The carrier said it has cut its management head count by nearly 25% since 2008, and its frontline employees were 2% more production in 2009 compared with 2007.
United placed a huge order for new international planes and embarked on a marketing alliance with Continental, an airline that rejected it as a merger partner two years ago. In recent months, United has notched strong monthly gains in revenue per seat, outpacing its rivals. The company has also has reduced its net debt by more than 20% from when it left bankruptcy court protection in early 2006, to $7.9 billion at the end of 2009, including aircraft operating leases. The carrier also has raised funding. After ending 2008 with $2 billion in unrestricted cash, United ended last year with $3 billion and since has raised an additional $950 million.
"From the moment we filed [for Chapter 11] we said we can't build new things off a flawed base," said Glenn Tilton, the chief executive, in an interview that pre-dated the recent merger buzz. Mr. Tilton, a longtime oil executive who joined United in 2002, said this is no time for a "victory lap." But he said the company is in the best shape of his tenure.
Analysts still expect United to lose money when it reports its first-quarter results on April 27, but they are looking for a narrower loss than the year-ago deficit of $382 million. And most expect United to be profitable for all of 2010, which would be the first time since 2007.
The stock, at $21.66, is close to a two-year high, a far cry from the low of $3.07 touched last summer.
Still, challenges remain. United's unions want payback for the concessions they made in bankruptcy. Discount-carrier rivals are keeping down fares. Fuel prices remain high.
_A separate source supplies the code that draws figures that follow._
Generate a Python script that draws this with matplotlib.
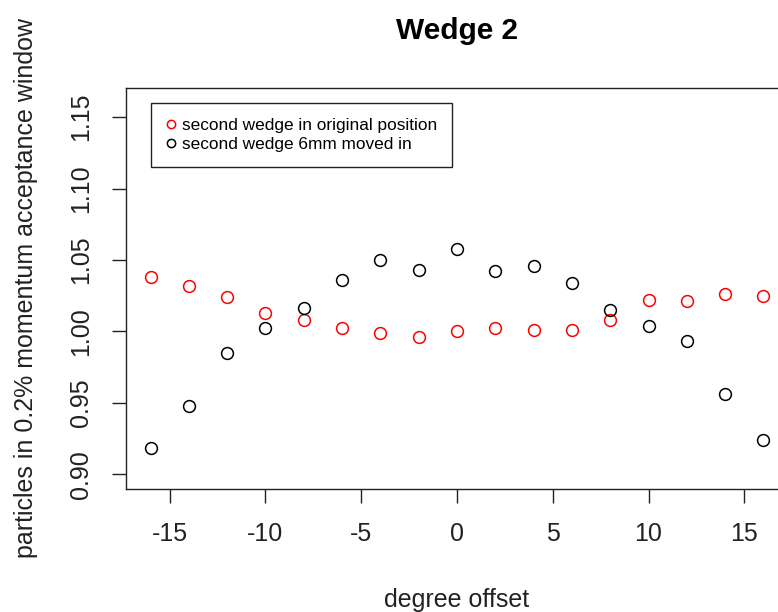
import numpy as np
import matplotlib as mpl
mpl.use('Agg')
import matplotlib.pyplot as plt

plt.rcParams['font.family'] = ['Liberation Sans', 'DejaVu Sans']

offset = [-16, -14, -12, -10, -8, -6, -4, -2, 0, 2, 4, 6, 8, 10, 12, 14, 16]
original = [1.038, 1.032, 1.024, 1.013, 1.008, 1.002, 0.999, 0.996, 1.000,
            1.002, 1.001, 1.001, 1.008, 1.022, 1.021, 1.026, 1.025]
moved_in = [0.918, 0.948, 0.985, 1.002, 1.016, 1.036, 1.050, 1.043, 1.058,
            1.042, 1.046, 1.034, 1.015, 1.004, 0.993, 0.956, 0.924]
xticks = [-15, -10, -5, 0, 5, 10, 15]
yticks = [0.90, 0.95, 1.00, 1.05, 1.10, 1.15]

fig = plt.figure(figsize=(7.78, 6.12), dpi=100)
# plot box runs past the right edge, as in the original
ax = fig.add_axes([126/778, 123/612, (788-126)/778, (489-88)/612])

ax.plot(offset, original, ls='none', marker='o', ms=8.5, mfc='none', mec='red', mew=1.1,
        label='second wedge in original position')
ax.plot(offset, moved_in, ls='none', marker='o', ms=8.5, mfc='none', mec='black', mew=1.1,
        label='second wedge 6mm moved in')

ax.set_xlim(-17.28, 17.28)
ax.set_ylim(0.8896, 1.1704)
ax.set_xticks(xticks)
ax.set_xticklabels(['-15', '-10', '-5', '0', '5', '10', '15'])
ax.set_yticks(yticks)
ax.set_yticklabels(['%.2f' % v for v in yticks], rotation=90, va='center')
ax.tick_params(length=10, width=1, labelsize=18, colors='#222222', labelcolor='#222222')
ax.tick_params(axis='x', pad=14)
ax.tick_params(axis='y', pad=14)
for s in ax.spines.values():
    s.set_linewidth(1)
    s.set_color('#222222')

ax.set_title('Wedge 2', fontsize=21.5, fontweight='bold', pad=35)
ax.set_xlabel('degree offset', fontsize=18, labelpad=30, color='#222222')
ax.set_ylabel('particles in 0.2% momentum acceptance window', fontsize=18, labelpad=22,
              color='#222222')

leg = ax.legend(loc='upper left', bbox_to_anchor=(25/662, 1 - 15/401), borderaxespad=0,
                fontsize=12.4, fancybox=False, edgecolor='#222222', framealpha=1,
                handletextpad=0.35, borderpad=0.85, labelspacing=0.25, handlelength=0.6,
                markerscale=0.7)
leg.get_frame().set_linewidth(1)

plt.savefig('out.png', dpi=100)
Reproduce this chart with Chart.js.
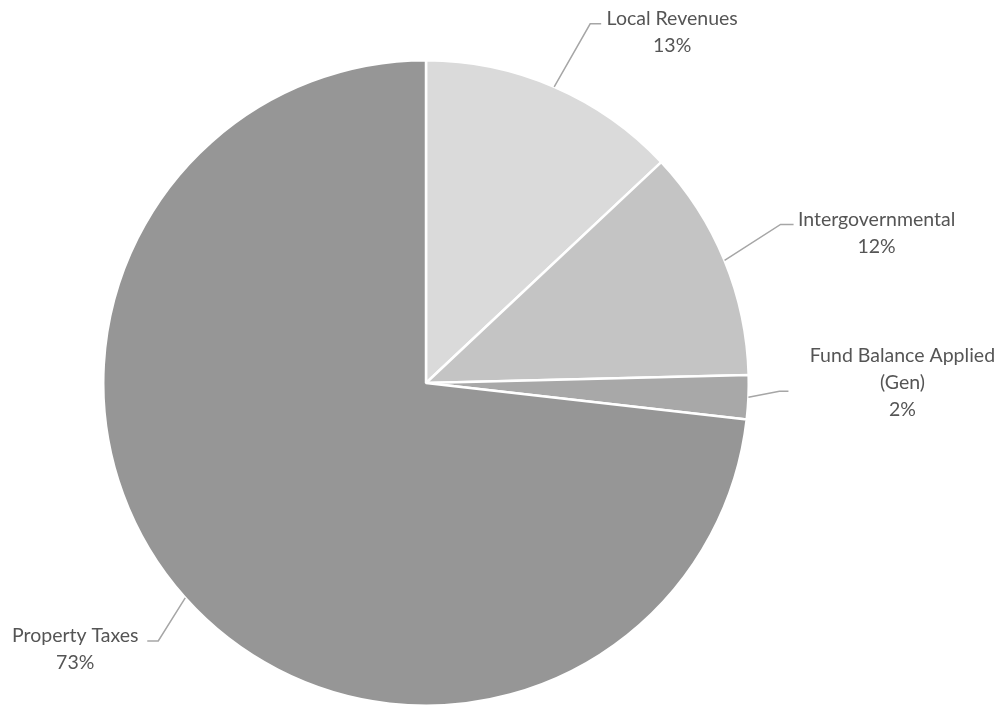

It's not certain how much United will suffer from the travel disruptions caused by the volcanic ash in Europe. Aviation consulting firm Boyd Group International estimates United took a revenue hit of nearly $22 million through Sunday from canceling international flights and losing domestic passengers who were going to connect to its international gateways.
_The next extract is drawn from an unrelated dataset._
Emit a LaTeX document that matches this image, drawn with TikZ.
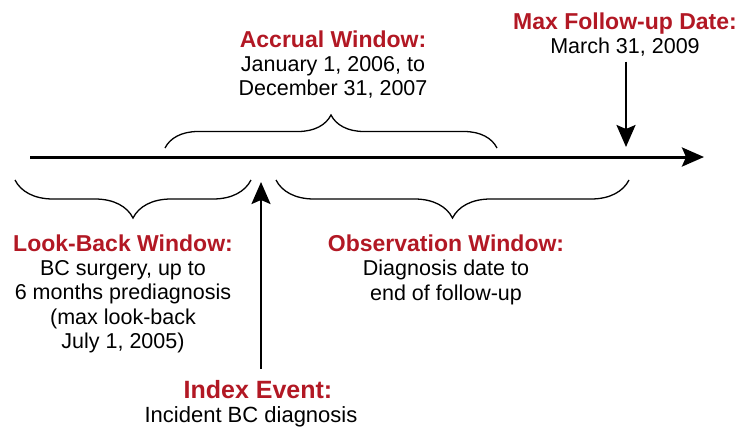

United's chief U.S. rivals are also leaner, having cut the number of seats they offer, but they have heft: Delta Air Lines Inc., once the third-largest U.S. carrier by traffic, now is a very large No. 1 thanks to its 2008 merger with Northwest Airlines. United ranks third, behind American Airlines parent AMR Corp.
Antitrust regulators may take a dim view of a US Airways merger because of market-overlap issues. Some of United's unions already have come out against it. And it's not clear if Continental will change its stance on remaining independent, especially because it already enjoys a rich revenue stream from its new alliance with United. All three airlines declined to comment.
Whether a merger succeeds or not, United's turnaround required that it free itself from baggage it has been carrying for years.
"There were a lot of different plans under a lot of different leaders, leading to a company that was comfortable in non-performance," John Tague, president of United, said in an interview prior to news of the merger talks.
The airline was majority owned by its workers for the last half of the 1990s, which resulted in rich labor contracts and a revolving door for executives who tried to bring down expenses.
No area of the company has evaded an efficiency overhaul. For instance, United found it had 180 different diagrams on how the galleys on domestic planes should be set up. The goal, said Alexandria Marren , senior vice president of onboard service, is six layouts for where napkins, straws and coffee packets should be arranged.
Previously, "we made it so complicated" for the flight attendants, she said.
Similarly, United now uses just nine companies to clean its aircraft interiors. Eighteen months ago, it used two dozen. By cutting back on the number of companies it uses, it pays less for the services and has improved the quality of the work, said Joe Kolshak, the senior vice president of operations and chief architect of the punctuality initiative.
Getting out of bankruptcy was just the start, said Rosemary Moore, senior vice president of government affairs. "The customer wasn't even on the radar screen," she said. "Shareholder value was another complete anomaly. Rigor was not a word in anybody's dictionary."